A long, winding descent has the following result: now, the new White Book of Italian Defence places a new card on the table: the option of declaring war. While the Italian Constitution outlaws war as a weapon to make an assault on the freedom of other peoples and as a means of resolving international disputes, the political class swears its allegiance to Nato and US imperialism. And this, despite the fact that an anti-imperialist has just entered the White House.
While the media spotlights were transfixed on Sanremo, where even Roberta Pinotti made a spectacle of herself, singing the praises of the military missions that “restore peace”, on 10 February, the Council of Ministers approved a draft law that will allow actioning the “White Book on International Security and Defence” once Minister Pinotti has signed it off. This will involve delegating to the government “the revision of the operational model of the Armed Forces”. By revision, read “improving” on what took place in the wars which Italy participated in from 1991, in violation of its own Constitution.
After being sanctioned for 25 years by every government in sweet succession, with the complicity of a parliament almost entirely in agreement or acquiescence that never once debated the issue, it is now on the verge of becoming a national law. A bloodless coup is thus unfolding in silence.
The Armed Forces have been assigned four missions, each one entirely disrespectful of the Constitution. Thus the first mission reformulates the “Defense of the Fatherland” under Art 52 as the defense of “the vital interests of the Country”. This is followed up by the second mission: “a contribution to the collective defense of the Atlantic Alliance and the maintenance of stability in the areas surrounding the Mediterranean Sea”, in order to protect the Country’s vital or strategic interests”. The prohibition contained in art 11 on the use of force as an instrument to attack the freedom of other peoples and as a means of resolving international disputes is replaced by the third mission: “the management of crises over and above areas of priority intervention, in order to guarantee international peace and legality”.
Thus the White Book destroys the constitutional pillars of the Italian Republic, now reconfigured as a power which arrogates to itself the right to intervene with the use of force in areas looking onto the Mediterranean – North Africa, the Middle East and the Balkans – to support Italian economic and strategic interests, and, outside such areas, wherever in the world the interests of the West (as represented by Nato under US Command) may be at stake.

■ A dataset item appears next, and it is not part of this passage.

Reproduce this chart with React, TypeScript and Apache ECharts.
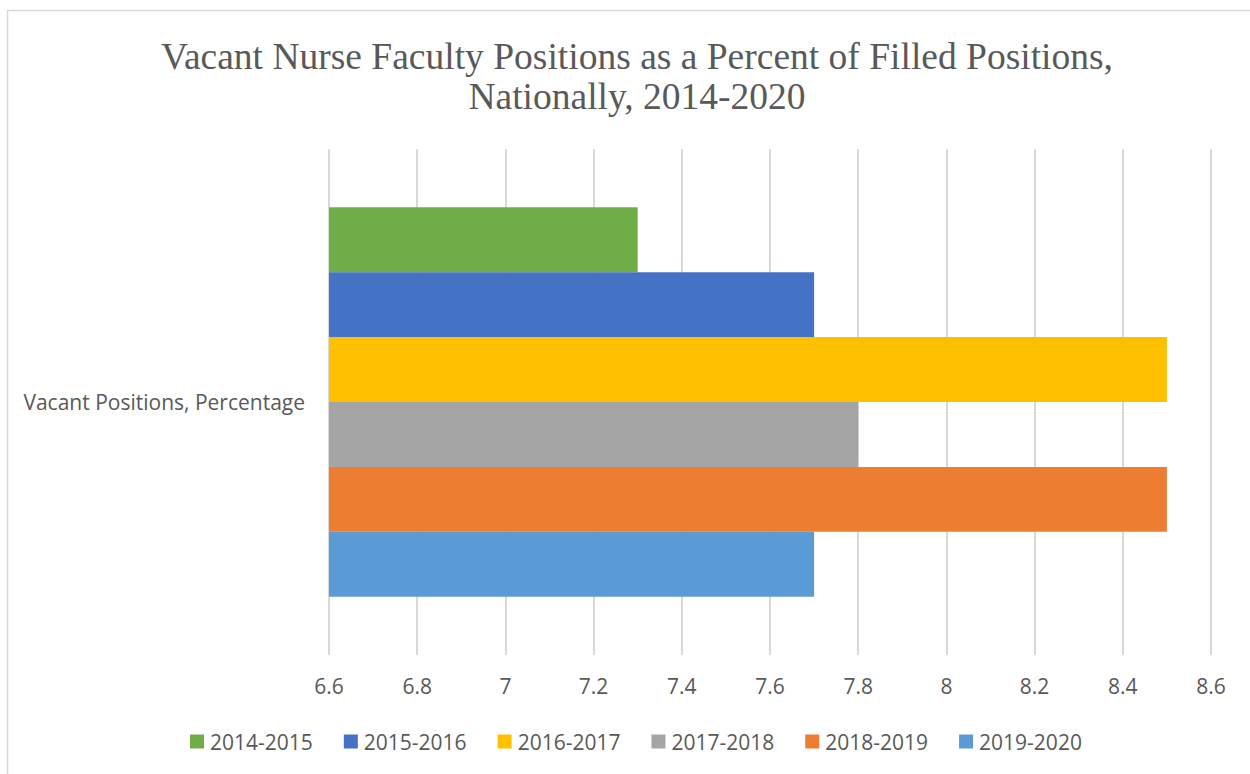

Functional to all this, is the Framework Law that entered into force in 2016. [This law] institutionalizes military missions abroad, establishing a specific fund with the Ministry of Economy and Finance to fund them. Finally, the fourth mission entrusts to the Armed Forces on the international level, “the safeguarding of free institutions”, with “specific duties in cases of extraordinary need and urgency”, a vague formula that can accommodate draconian measures and subversive strategies.
Furthermore, the new model significantly increases the “technical-administrative” powers of the Defence’s Chief of Staff and, at the same time, opens the doors of the Armed Forces to “private sector leaders” that will be able to perform the duties of the General Secretary, responsible for the technical-administrative area of Defense, and the National Director of Arms. Key duties that will permit powerful groups within the military industry to enter performing leadership roles in the armed forces and to steer them according to their interests linked to the war.
The military industry is defined in the White Book as “the pillar of the National System” due to “its contribution, through exports, to rebalancing the balance of trade and promoting goods manufactured by national industry in well-remunerated sectors”, creating “quality jobs”.
All that remains is to rewrite Article 1 of the Constitution to provide that our’s is a republic, a democratic era, that rests on the labour of the military industry.
Set out below for foreign readers are the three articles of the Italian Constitution mentioned in this article.
Art. 1: Italy is a democratic republic founded on work.
_ Art. 52: Each citizen has a sacred duty to defend the Fatherland.
_ Art.11: Italy outlaws war as an instrument to attack the freedoms of other people and as a means of resolving international disputes; on the basis of reciprocity, it permits limits to be placed on sovereignty to guarantee peace and justice among Nations; it promotes and encourages international organizations focused on this objective.